* _Task prompt_
Write out the material exactly, with the pictures left out.

* _Information provided_
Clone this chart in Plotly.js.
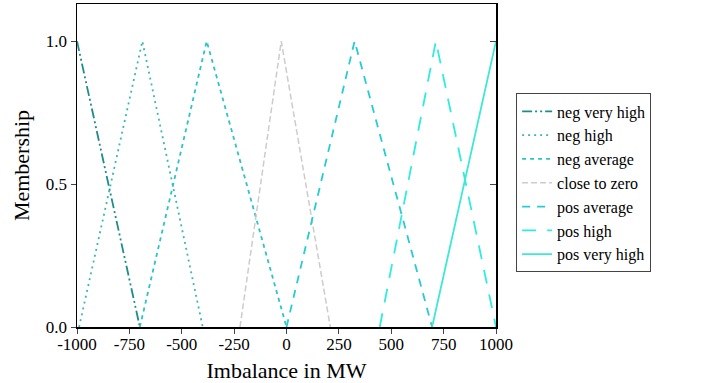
<!DOCTYPE html>
<html><head><meta charset="utf-8">
<script src="https://cdn.plot.ly/plotly-3.0.1.min.js"></script>
<style>html,body{margin:0;padding:0;background:#fff}#chart{width:702px;height:383px}</style>
</head><body><div id="chart"></div>
<script>
const seriesNames = ["neg very high","neg high","neg average","close to zero","pos average","pos high","pos very high"];
const negVeryHighX = [-1000, -700];
const negVeryHighY = [1, 0];
const negHighX = [-990, -688, -400];
const negHighY = [0, 1, 0];
const negAverageX = [-700, -381, 0];
const negAverageY = [0, 1, 0];
const closeZeroX = [-222, -25, 209];
const closeZeroY = [0, 1, 0];
const posAverageX = [0, 325, 695];
const posAverageY = [0, 1, 0];
const posHighX = [445, 713, 1000];
const posHighY = [0, 1, 0];
const posVeryHighX = [695, 1000];
const posVeryHighY = [0, 1];
const xTicks = [-1000, -750, -500, -250, 0, 250, 500, 750, 1000];
const yTicks = [0, 0.5, 1];
const yTickText = ["0.0", "0.5", "1.0"];

const styles = [
  {color:"#1e8c8c", dash:"10px,3px,2px,3px,2px,3px", width:1.8},
  {color:"#3cb6b6", dash:"2px,4px", width:1.8},
  {color:"#2cc4c8", dash:"4px,4px", width:1.8},
  {color:"#cccccc", dash:"6px,3px", width:1.5},
  {color:"#26ccd4", dash:"8px,7px", width:1.8},
  {color:"#2eecdf", dash:"14px,11px", width:1.8},
  {color:"#3ee8d4", dash:"solid", width:1.8}
];
const xs = [negVeryHighX, negHighX, negAverageX, closeZeroX, posAverageX, posHighX, posVeryHighX];
const ys = [negVeryHighY, negHighY, negAverageY, closeZeroY, posAverageY, posHighY, posVeryHighY];
const traces = seriesNames.map((n,i)=>({
  type:"scatter", mode:"lines", name:n, x:xs[i], y:ys[i], cliponaxis:false,
  line:{color:styles[i].color, dash:styles[i].dash, width:styles[i].width}
}));
traces.push({type:"scatter", mode:"lines", x:[0], y:[0], yaxis:"y2", showlegend:false, hoverinfo:"skip", line:{width:0}});

const fam = "Liberation Serif, Times New Roman, serif";
const layout = {
  width:702, height:383,
  margin:{l:77, r:206, t:4, b:56},
  paper_bgcolor:"#fff", plot_bgcolor:"#fff",
  font:{family:fam, size:16, color:"#000"},
  showlegend:true,
  legend:{x:1.048, y:0.446, xanchor:"left", yanchor:"middle", bordercolor:"#444", borderwidth:1,
    font:{family:fam, size:16, color:"#000"}, tracegroupgap:0},
  xaxis:{range:[-1000,1000], tickvals:xTicks, ticktext:xTicks.map(String), ticks:"outside", ticklen:5,
    showgrid:false, zeroline:false, showline:true, linecolor:"#000", linewidth:1.5, mirror:true,
    tickfont:{family:fam, size:17, color:"#000"}, ticklabelstandoff:-4,
    title:{text:"Imbalance in MW", font:{family:fam, size:22, color:"#000"}, standoff:10}},
  yaxis:{range:[0,1.13], tickvals:yTicks, ticktext:yTickText, ticks:"outside", ticklen:5,
    showgrid:false, zeroline:false, showline:true, linecolor:"#000", linewidth:1.5,
    tickfont:{family:fam, size:17, color:"#000"},
    title:{text:"Membership", font:{family:fam, size:22, color:"#000"}, standoff:10}},
  yaxis2:{range:[0,1.13], overlaying:"y", side:"right", tickvals:yTicks, ticks:"inside", ticklen:6,
    showticklabels:false, showgrid:false, zeroline:false, showline:true, linecolor:"#000", linewidth:1.5}
};
Plotly.newPlot("chart", traces, layout, {displayModeBar:false, staticPlot:true});
</script></body></html>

* _Right answer_
Clone this chart in Plotly.js.
<!DOCTYPE html>
<html><head><meta charset="utf-8">
<script src="https://cdn.plot.ly/plotly-3.0.1.min.js"></script>
<style>html,body{margin:0;padding:0;background:#fff}#chart{width:702px;height:383px}</style>
</head><body><div id="chart"></div>
<script>
const seriesNames = ["neg very high","neg high","neg average","close to zero","pos average","pos high","pos very high"];
const negVeryHighX = [-1000, -700];
const negVeryHighY = [1, 0];
const negHighX = [-990, -688, -400];
const negHighY = [0, 1, 0];
const negAverageX = [-700, -381, 0];
const negAverageY = [0, 1, 0];
const closeZeroX = [-222, -25, 209];
const closeZeroY = [0, 1, 0];
const posAverageX = [0, 325, 695];
const posAverageY = [0, 1, 0];
const posHighX = [445, 713, 1000];
const posHighY = [0, 1, 0];
const posVeryHighX = [695, 1000];
const posVeryHighY = [0, 1];
const xTicks = [-1000, -750, -500, -250, 0, 250, 500, 750, 1000];
const yTicks = [0, 0.5, 1];
const yTickText = ["0.0", "0.5", "1.0"];

const styles = [
  {color:"#1e8c8c", dash:"10px,3px,2px,3px,2px,3px", width:1.8},
  {color:"#3cb6b6", dash:"2px,4px", width:1.8},
  {color:"#2cc4c8", dash:"4px,4px", width:1.8},
  {color:"#cccccc", dash:"6px,3px", width:1.5},
  {color:"#26ccd4", dash:"8px,7px", width:1.8},
  {color:"#2eecdf", dash:"14px,11px", width:1.8},
  {color:"#3ee8d4", dash:"solid", width:1.8}
];
const xs = [negVeryHighX, negHighX, negAverageX, closeZeroX, posAverageX, posHighX, posVeryHighX];
const ys = [negVeryHighY, negHighY, negAverageY, closeZeroY, posAverageY, posHighY, posVeryHighY];
const traces = seriesNames.map((n,i)=>({
  type:"scatter", mode:"lines", name:n, x:xs[i], y:ys[i], cliponaxis:false,
  line:{color:styles[i].color, dash:styles[i].dash, width:styles[i].width}
}));
traces.push({type:"scatter", mode:"lines", x:[0], y:[0], yaxis:"y2", showlegend:false, hoverinfo:"skip", line:{width:0}});

const fam = "Liberation Serif, Times New Roman, serif";
const layout = {
  width:702, height:383,
  margin:{l:77, r:206, t:4, b:56},
  paper_bgcolor:"#fff", plot_bgcolor:"#fff",
  font:{family:fam, size:16, color:"#000"},
  showlegend:true,
  legend:{x:1.048, y:0.446, xanchor:"left", yanchor:"middle", bordercolor:"#444", borderwidth:1,
    font:{family:fam, size:16, color:"#000"}, tracegroupgap:0},
  xaxis:{range:[-1000,1000], tickvals:xTicks, ticktext:xTicks.map(String), ticks:"outside", ticklen:5,
    showgrid:false, zeroline:false, showline:true, linecolor:"#000", linewidth:1.5, mirror:true,
    tickfont:{family:fam, size:17, color:"#000"}, ticklabelstandoff:-4,
    title:{text:"Imbalance in MW", font:{family:fam, size:22, color:"#000"}, standoff:10}},
  yaxis:{range:[0,1.13], tickvals:yTicks, ticktext:yTickText, ticks:"outside", ticklen:5,
    showgrid:false, zeroline:false, showline:true, linecolor:"#000", linewidth:1.5,
    tickfont:{family:fam, size:17, color:"#000"},
    title:{text:"Membership", font:{family:fam, size:22, color:"#000"}, standoff:10}},
  yaxis2:{range:[0,1.13], overlaying:"y", side:"right", tickvals:yTicks, ticks:"inside", ticklen:6,
    showticklabels:false, showgrid:false, zeroline:false, showline:true, linecolor:"#000", linewidth:1.5}
};
Plotly.newPlot("chart", traces, layout, {displayModeBar:false, staticPlot:true});
</script></body></html>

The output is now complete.